Reproduce all the lines below exactly and omit the images.
_ _ _ _ _ _ _
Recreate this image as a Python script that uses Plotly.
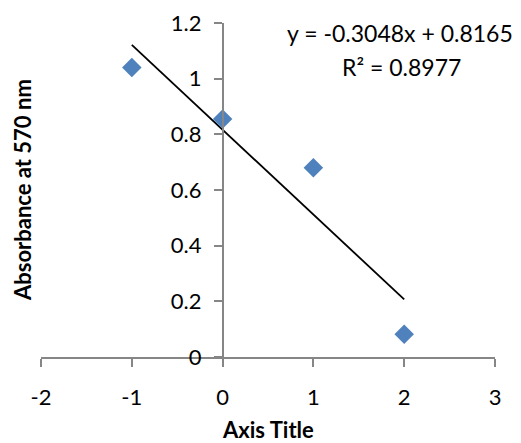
import numpy as np
import plotly.graph_objects as go

x_vals = [-1, 0, 1, 2]
y_vals = [1.04, 0.855, 0.68, 0.082]
x_ticks = [-2, -1, 0, 1, 2, 3]
x_tick_text = ["-2", "-1", "0", "1", "2", "3"]
y_ticks = [0, 0.2, 0.4, 0.6, 0.8, 1, 1.2]
y_tick_text = ["0", "0.2", "0.4", "0.6", "0.8", "1", "1.2"]
eq_text = "y = -0.3048x + 0.8165"
r2_text = "R² = 0.8977"
x_title = "Axis Title"
y_title = "Absorbance at 570 nm"

slope, intercept = np.polyfit(x_vals, y_vals, 1)
trend_x = [min(x_vals), max(x_vals)]
trend_y = [slope * v + intercept for v in trend_x]

FONT = "Lato"
AX = "#868686"
W, H = 521, 443
l, r, t, b = 41, 26, 23, 86
pw, ph = W - l - r, H - t - b


def px_to_paper(px, py):
    return (px - l) / pw, (H - py - b) / ph


fig = go.Figure()
fig.add_trace(go.Scatter(x=trend_x, y=trend_y, mode="lines",
                         line=dict(color="black", width=1.8), showlegend=False))
fig.add_trace(go.Scatter(x=x_vals, y=y_vals, mode="markers",
                         marker=dict(symbol="diamond", size=15, color="#4F81BD",
                                     line=dict(width=0)), showlegend=False))

ann = []
for text, (px, py), size, angle in [
    (eq_text, (400, 33), 23, 0),
    (r2_text, (401, 67), 23, 0),
    ("<b>" + x_title + "</b>", (268, 430), 22, 0),
    ("<b>" + y_title + "</b>", (22, 190), 22, -90),
]:
    ax_, ay_ = px_to_paper(px, py)
    ann.append(dict(text=text, x=ax_, y=ay_, xref="paper", yref="paper",
                    showarrow=False, textangle=angle, font=dict(size=size),
                    xanchor="center", yanchor="middle"))

fig.update_layout(
    width=W, height=H,
    margin=dict(l=l, r=r, t=t, b=b),
    paper_bgcolor="white", plot_bgcolor="white",
    font=dict(family=FONT, size=22, color="black"),
    xaxis=dict(range=[-2, 3], tickvals=x_ticks, ticktext=x_tick_text,
               showgrid=False, zeroline=False, automargin=False,
               showline=True, linecolor=AX, linewidth=1.5,
               ticks="outside", ticklen=8, tickcolor=AX, tickwidth=1.5,
               ticklabelstandoff=12, tickfont=dict(size=22)),
    yaxis=dict(range=[0, 1.2], tickvals=y_ticks, ticktext=y_tick_text,
               showgrid=False, zeroline=False, automargin=False,
               anchor="free", position=0.4,
               showline=True, linecolor=AX, linewidth=1.5,
               ticks="outside", ticklen=8, tickcolor=AX, tickwidth=1.5,
               ticklabelstandoff=8, tickfont=dict(size=22)),
    annotations=ann,
)

fig.write_html("out.html", config={"displayModeBar": False},
               post_script="document.body.style.margin='0';document.body.style.overflow='hidden';")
_ _ _ _ _ _ _
**SOLUTION TO THIS PROBLEM:**
Recreate this image as a Python script that uses Plotly.
import numpy as np
import plotly.graph_objects as go

x_vals = [-1, 0, 1, 2]
y_vals = [1.04, 0.855, 0.68, 0.082]
x_ticks = [-2, -1, 0, 1, 2, 3]
x_tick_text = ["-2", "-1", "0", "1", "2", "3"]
y_ticks = [0, 0.2, 0.4, 0.6, 0.8, 1, 1.2]
y_tick_text = ["0", "0.2", "0.4", "0.6", "0.8", "1", "1.2"]
eq_text = "y = -0.3048x + 0.8165"
r2_text = "R² = 0.8977"
x_title = "Axis Title"
y_title = "Absorbance at 570 nm"

slope, intercept = np.polyfit(x_vals, y_vals, 1)
trend_x = [min(x_vals), max(x_vals)]
trend_y = [slope * v + intercept for v in trend_x]

FONT = "Lato"
AX = "#868686"
W, H = 521, 443
l, r, t, b = 41, 26, 23, 86
pw, ph = W - l - r, H - t - b


def px_to_paper(px, py):
    return (px - l) / pw, (H - py - b) / ph


fig = go.Figure()
fig.add_trace(go.Scatter(x=trend_x, y=trend_y, mode="lines",
                         line=dict(color="black", width=1.8), showlegend=False))
fig.add_trace(go.Scatter(x=x_vals, y=y_vals, mode="markers",
                         marker=dict(symbol="diamond", size=15, color="#4F81BD",
                                     line=dict(width=0)), showlegend=False))

ann = []
for text, (px, py), size, angle in [
    (eq_text, (400, 33), 23, 0),
    (r2_text, (401, 67), 23, 0),
    ("<b>" + x_title + "</b>", (268, 430), 22, 0),
    ("<b>" + y_title + "</b>", (22, 190), 22, -90),
]:
    ax_, ay_ = px_to_paper(px, py)
    ann.append(dict(text=text, x=ax_, y=ay_, xref="paper", yref="paper",
                    showarrow=False, textangle=angle, font=dict(size=size),
                    xanchor="center", yanchor="middle"))

fig.update_layout(
    width=W, height=H,
    margin=dict(l=l, r=r, t=t, b=b),
    paper_bgcolor="white", plot_bgcolor="white",
    font=dict(family=FONT, size=22, color="black"),
    xaxis=dict(range=[-2, 3], tickvals=x_ticks, ticktext=x_tick_text,
               showgrid=False, zeroline=False, automargin=False,
               showline=True, linecolor=AX, linewidth=1.5,
               ticks="outside", ticklen=8, tickcolor=AX, tickwidth=1.5,
               ticklabelstandoff=12, tickfont=dict(size=22)),
    yaxis=dict(range=[0, 1.2], tickvals=y_ticks, ticktext=y_tick_text,
               showgrid=False, zeroline=False, automargin=False,
               anchor="free", position=0.4,
               showline=True, linecolor=AX, linewidth=1.5,
               ticks="outside", ticklen=8, tickcolor=AX, tickwidth=1.5,
               ticklabelstandoff=8, tickfont=dict(size=22)),
    annotations=ann,
)

fig.write_html("out.html", config={"displayModeBar": False},
               post_script="document.body.style.margin='0';document.body.style.overflow='hidden';")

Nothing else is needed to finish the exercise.